For those looking for expert guidance and local support in managing or transferring a lease, Millenium Auto Share can assist in evaluating options and executing a smooth lease exit. If you're located in Draper, Utah, stop by and speak with our team in person. We're here to help you navigate every step of the process.


Smart planning transforms early lease termination from a liability into a controlled financial decision.


FAQ

1. Will getting out of my lease early hurt my credit?

Not necessarily. If you exit through a lease transfer, buyout, or trade-in and maintain on-time payments throughout the process, your credit should remain intact. Voluntary repossession, however, can cause serious and lasting credit damage.

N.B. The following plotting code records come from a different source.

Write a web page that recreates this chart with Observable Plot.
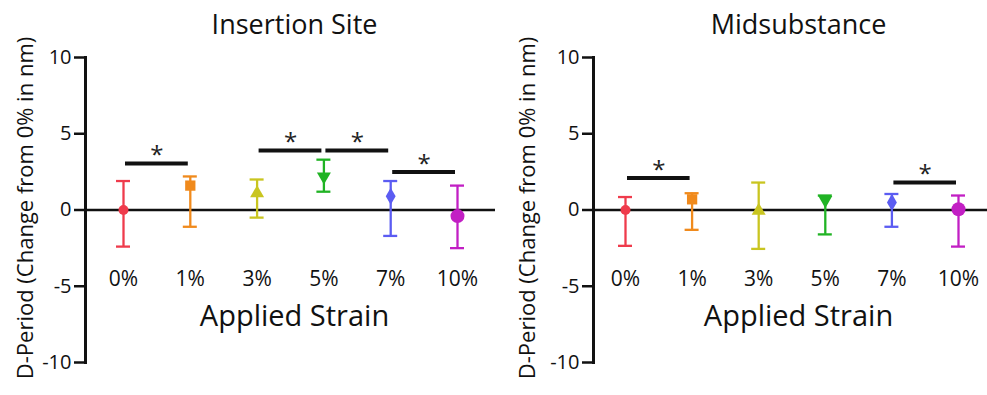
<!DOCTYPE html>
<html><head><meta charset="utf-8">
<script src="https://cdn.jsdelivr.net/npm/d3@7"></script>
<script src="https://cdn.jsdelivr.net/npm/@observablehq/plot@0.6"></script>
<style>
body{margin:0;background:#fff;}
#wrap{position:relative;width:987px;height:395px;overflow:hidden;}
#wrap>div{position:absolute;top:0;}
#a{left:0;} #b{left:495px;}
</style></head><body><div id="wrap"><div id="a"></div><div id="b"></div></div>
<script>
// ---- data ----
const strains = ["0%", "1%", "3%", "5%", "7%", "10%"];
const yTicks = [-10, -5, 0, 5, 10];
const panelTitles = ["Insertion Site", "Midsubstance"];
const yLabel = "D-Period (Change from 0% in nm)";
const xLabel = "Applied Strain";

const insertionMean = [0, 1.6, 1.1, 2.2, 0.9, -0.4];
const insertionLow  = [-2.4, -1.1, -0.5, 1.2, -1.7, -2.5];
const insertionHigh = [1.9, 2.2, 2.0, 3.3, 1.9, 1.6];
// significance brackets: [from index, to index, height]
const insertionSig = [[0, 1, 3.05], [2, 3, 3.9], [3, 4, 3.9], [4, 5, 2.5]];

const midMean = [0, 0.7, -0.05, 0.65, 0.5, 0.05];
const midLow  = [-2.35, -1.3, -2.55, -1.6, -1.1, -2.4];
const midHigh = [0.85, 1.1, 1.8, 0.95, 1.05, 0.95];
const midSig = [[0, 1, 2.1], [4, 5, 1.8]];

// ---- styles ----
const colors = ["#ef3b4c", "#f08a1c", "#c9c520", "#20b324", "#5b5cf2", "#c21fc4"];
const sqrt3 = Math.sqrt(3);
const triangleDown = {
  draw(ctx, size) {
    const y = -Math.sqrt(size / (sqrt3 * 3));
    ctx.moveTo(0, -y * 2);
    ctx.lineTo(-sqrt3 * y, y);
    ctx.lineTo(sqrt3 * y, y);
    ctx.closePath();
  }
};
const symbols = ["circle", "square", "triangle", triangleDown, "diamond", "circle"];
const markerR = [5, 5.8, 5.2, 5.2, 5.2, 7];
const FONT = "'Open Sans', sans-serif";

function panel({title, mean, low, high, sig, width, marginLeft, xRange, titleDx, yLabelDx}) {
  const rows = strains.map((s, i) => ({i, mean: mean[i], low: low[i], high: high[i]}));
  const bars = sig.map(([a, b, y]) => ({a, b, y}));
  return Plot.plot({
    width, height: 395,
    marginLeft, marginRight: 0, marginTop: 57, marginBottom: 33,
    x: {domain: [0, strains.length - 1], range: xRange},
    y: {domain: [-10, 10]},
    style: {fontFamily: FONT, background: "transparent", overflow: "visible", color: "#111"},
    marks: [
      Plot.frame({anchor: "left", strokeWidth: 3}),
      Plot.axisY({ticks: yTicks, tickFormat: d => String(d), tickSize: 11, tickPadding: 3,
        strokeWidth: 2.5, fontSize: 20, label: null}),
      Plot.axisX({ticks: d3.range(strains.length), tickFormat: i => strains[i], tickSize: 0,
        tickPadding: 3, fontSize: 21, dy: -94, label: null}),
      Plot.ruleY([0], {strokeWidth: 2.5}),
      Plot.ruleX(rows, {x: "i", y1: "low", y2: "high", stroke: d => colors[d.i], strokeWidth: 2.3}),
      Plot.ruleY(rows, {x1: "i", x2: "i", y: "high", stroke: d => colors[d.i], strokeWidth: 2.3, insetLeft: -7, insetRight: -7}),
      Plot.ruleY(rows, {x1: "i", x2: "i", y: "low", stroke: d => colors[d.i], strokeWidth: 2.3, insetLeft: -7, insetRight: -7}),
      ...rows.map(d => Plot.dot([d], {x: "i", y: "mean", fill: colors[d.i], symbol: symbols[d.i], r: markerR[d.i]})),
      Plot.ruleY(bars, {x1: "a", x2: "b", y: "y", strokeWidth: 4, insetLeft: 2, insetRight: 2}),
      Plot.text(bars, {x: d => (d.a + d.b) / 2, y: "y", text: () => "*", fontSize: 24, dy: -8, lineAnchor: "middle", fill: "#222"}),
      Plot.text([title], {frameAnchor: "top", dy: -32, dx: titleDx, fontSize: 27, lineAnchor: "middle"}),
      Plot.text([xLabel], {frameAnchor: "bottom", dy: -46, dx: titleDx, fontSize: 29, lineAnchor: "middle"}),
      Plot.text([yLabel], {frameAnchor: "left", rotate: -90, dx: yLabelDx, dy: -2, fontSize: 22, textAnchor: "middle", lineAnchor: "middle"})
    ]
  });
}

document.getElementById("a").append(panel({
  title: panelTitles[0], mean: insertionMean, low: insertionLow, high: insertionHigh, sig: insertionSig,
  width: 495, marginLeft: 85, xRange: [123, 457], titleDx: 4, yLabelDx: -60
}));
document.getElementById("b").append(panel({
  title: panelTitles[1], mean: midMean, low: midLow, high: midHigh, sig: midSig,
  width: 492, marginLeft: 98, xRange: [130, 463], titleDx: 8, yLabelDx: -66
}));
</script></body></html>
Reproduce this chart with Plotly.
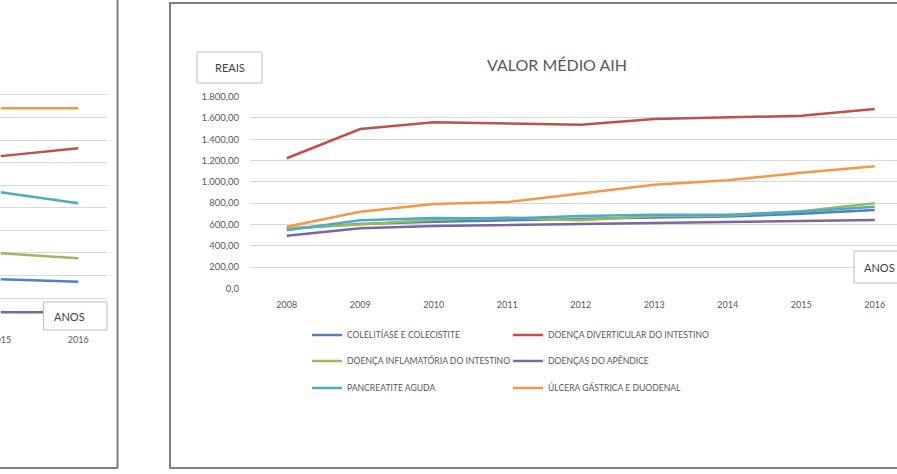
import plotly.graph_objects as go

W, H = 897, 474

# ---------------- data ----------------
years = [2008, 2009, 2010, 2011, 2012, 2013, 2014, 2015, 2016]
year_labels = [str(y) for y in years]

series_names = [
    "COLELITÍASE E COLECISTITE",
    "DOENÇA DIVERTICULAR DO INTESTINO",
    "DOENÇA INFLAMATÓRIA DO INTESTINO",
    "DOENÇAS DO APÊNDICE",
    "PANCREATITE AGUDA",
    "ÚLCERA GÁSTRICA E DUODENAL",
]
colelitiase = [560, 605, 625, 640, 650, 665, 675, 700, 735]
diverticular = [1222, 1496, 1561, 1550, 1536, 1590, 1605, 1621, 1684]
inflamatoria = [565, 600, 645, 665, 640, 680, 685, 725, 800]
apendice = [493, 565, 585, 595, 605, 610, 618, 632, 642]
pancreatite = [545, 640, 660, 655, 680, 690, 690, 720, 765]
ulcera = [578, 720, 792, 811, 890, 972, 1015, 1085, 1147]

y_ticks = [0, 200, 400, 600, 800, 1000, 1200, 1400, 1600, 1800]
y_tick_labels = ["0,0", "200,00", "400,00", "600,00", "800,00", "1.000,00",
                 "1.200,00", "1.400,00", "1.600,00", "1.800,00"]

# partial chart on the left (only its last two years are visible)
left_years = [2015, 2016]
left_year_labels = ["2015", "2016"]
left_colelitiase = [183, 172]
left_diverticular = [729, 764]
left_inflamatoria = [298, 276]
left_apendice = [37, 37]
left_pancreatite = [569, 520]
left_ulcera = [941, 941]
left_grid = [100, 200, 300, 400, 500, 600, 700, 800, 900, 1000]

colors = ["#4F81BD", "#C0504D", "#9BBB59", "#8064A2", "#4BACC6", "#F79646"]

main_series = [colelitiase, diverticular, inflamatoria, apendice, pancreatite, ulcera]
left_series = [left_colelitiase, left_diverticular, left_inflamatoria,
               left_apendice, left_pancreatite, left_ulcera]

GRAY = "#595959"
GRID = "#D9D9D9"
FONT = "Lato"


def px(x):
    return x / W


def py(y):
    return 1 - y / H


fig = go.Figure()

legend_ids = ["legend" if i == 0 else f"legend{i + 1}" for i in range(6)]

for name, vals, col, lg in zip(series_names, main_series, colors, legend_ids):
    fig.add_trace(go.Scatter(
        x=years, y=vals, name=name, mode="lines",
        line=dict(color=col, width=2.5),
        xaxis="x", yaxis="y", legend=lg, showlegend=True,
    ))

for name, vals, col in zip(series_names, left_series, colors):
    fig.add_trace(go.Scatter(
        x=left_years, y=vals, name=name, mode="lines",
        line=dict(color=col, width=2.5),
        xaxis="x2", yaxis="y2", showlegend=False,
    ))

# main chart axes
x0_px, step_px = 250, 73.5
fig.update_layout(
    xaxis=dict(
        domain=[px(250), 1],
        range=[2007.5, 2007.5 + (W - x0_px) / step_px],
        tickvals=years, ticktext=year_labels,
        showgrid=False, zeroline=False, showline=False,
        tickfont=dict(family=FONT, size=9, color=GRAY),
        ticks="", ticklabelstandoff=10, automargin=False,
    ),
    yaxis=dict(
        domain=[py(288.3), py(96.7)],
        range=[0, 1800],
        tickvals=y_ticks, ticktext=y_tick_labels,
        showgrid=True, gridcolor=GRID, gridwidth=1,
        zeroline=False, showline=False,
        tickfont=dict(family=FONT, size=9.5, color=GRAY),
        ticks="", ticklabelstandoff=10, automargin=False,
    ),
    xaxis2=dict(
        domain=[0, px(107)],
        range=[2014.99, 2015 + 107 / 78.0],
        tickvals=left_years, ticktext=left_year_labels,
        showgrid=False, zeroline=False, showline=False,
        tickfont=dict(family=FONT, size=9, color=GRAY),
        ticks="", ticklabelstandoff=12, anchor="y2",
        ticklabeloverflow="allow", automargin=False,
    ),
    yaxis2=dict(
        domain=[py(320.6), py(83.7)],
        range=[0, 1050],
        tickvals=left_grid, showticklabels=False,
        showgrid=True, gridcolor=GRID, gridwidth=1,
        zeroline=False, showline=False, anchor="x2", automargin=False,
    ),
)

leg_common = dict(
    orientation="h", xanchor="left", yanchor="top",
    font=dict(family=FONT, size=8.6, color=GRAY),
    bgcolor="rgba(0,0,0,0)", borderwidth=0, itemwidth=30,
)
col_x = [307, 508]
row_top = [320.5, 346.5, 373.5]
legend_layout = {}
for i, lg in enumerate(legend_ids):
    legend_layout[lg] = dict(x=px(col_x[i % 2]), y=py(row_top[i // 2]), **leg_common)
fig.update_layout(**legend_layout)

shapes = [
    # right chart border
    dict(type="rect", xref="paper", yref="paper",
         x0=px(170), x1=px(910), y0=py(468), y1=py(3),
         line=dict(color="#7F7F7F", width=2), layer="below"),
    # left chart border (right + bottom edges)
    dict(type="line", xref="paper", yref="paper",
         x0=px(117.5), x1=px(117.5), y0=py(-5), y1=py(468),
         line=dict(color="#7F7F7F", width=2)),
    dict(type="line", xref="paper", yref="paper",
         x0=px(-5), x1=px(117.5), y0=py(468), y1=py(468),
         line=dict(color="#7F7F7F", width=2)),
    # REAIS box
    dict(type="rect", xref="paper", yref="paper",
         x0=px(197), x1=px(262), y0=py(83), y1=py(52),
         line=dict(color="#BFBFBF", width=1), fillcolor="white"),
    # ANOS box (main chart)
    dict(type="rect", xref="paper", yref="paper",
         x0=px(854), x1=px(915), y0=py(283), y1=py(251),
         line=dict(color="#BFBFBF", width=1), fillcolor="white"),
    # ANOS box (left chart)
    dict(type="rect", xref="paper", yref="paper",
         x0=px(43.5), x1=px(107), y0=py(330), y1=py(302),
         line=dict(color="#BFBFBF", width=1), fillcolor="white"),
]

annotations = [
    dict(text="REAIS", xref="paper", yref="paper", x=px(229.5), y=py(67.5),
         xanchor="center", yanchor="middle", showarrow=False,
         font=dict(family=FONT, size=11, color="#404040")),
    dict(text="ANOS", xref="paper", yref="paper", x=px(862), y=py(267),
         xanchor="left", yanchor="middle", showarrow=False,
         font=dict(family=FONT, size=11, color="#404040")),
    dict(text="ANOS", xref="paper", yref="paper", x=px(52), y=py(316),
         xanchor="left", yanchor="middle", showarrow=False,
         font=dict(family=FONT, size=11, color="#404040")),
]

fig.update_layout(
    width=W, height=H, autosize=False,
    margin=dict(l=0, r=0, t=0, b=0, autoexpand=False),
    paper_bgcolor="white", plot_bgcolor="white",
    title=dict(text="VALOR MÉDIO AIH", x=px(557), y=py(65),
               xanchor="center", yanchor="middle",
               font=dict(family=FONT, size=16, color=GRAY)),
    shapes=shapes, annotations=annotations,
    showlegend=True,
)

fig.write_html("out.html")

2. What is a lease transfer, and how long does it take?

A lease transfer lets another qualified driver assume your remaining payments and responsibilities. The process typically takes 1–2 weeks and involves a credit check by the leasing company, plus a small transfer fee that's usually much less than an early termination penalty.


3. Can I get out of my lease if I'm facing financial hardship?

Yes. Many leasing companies offer hardship programs that may include payment deferrals, reduced payments, or structured exit options. Contact your lessor directly and proactively; the sooner you reach out, the more options you're likely to have.


4. How do I know if buying out my lease makes financial sense?

Request your contract's residual value and compare it to the vehicle's current market value using a pricing platform. If the market value is higher than the buyout price, purchasing and reselling the car could offset or eliminate your early exit costs.


5. How close to my lease-end date should I be before just finishing out the payments?

If you have only 3–4 months remaining, continuing payments is often cheaper than paying termination fees. Run the numbers: add up remaining payments and compare them against the full cost of early exit to determine which path saves more money.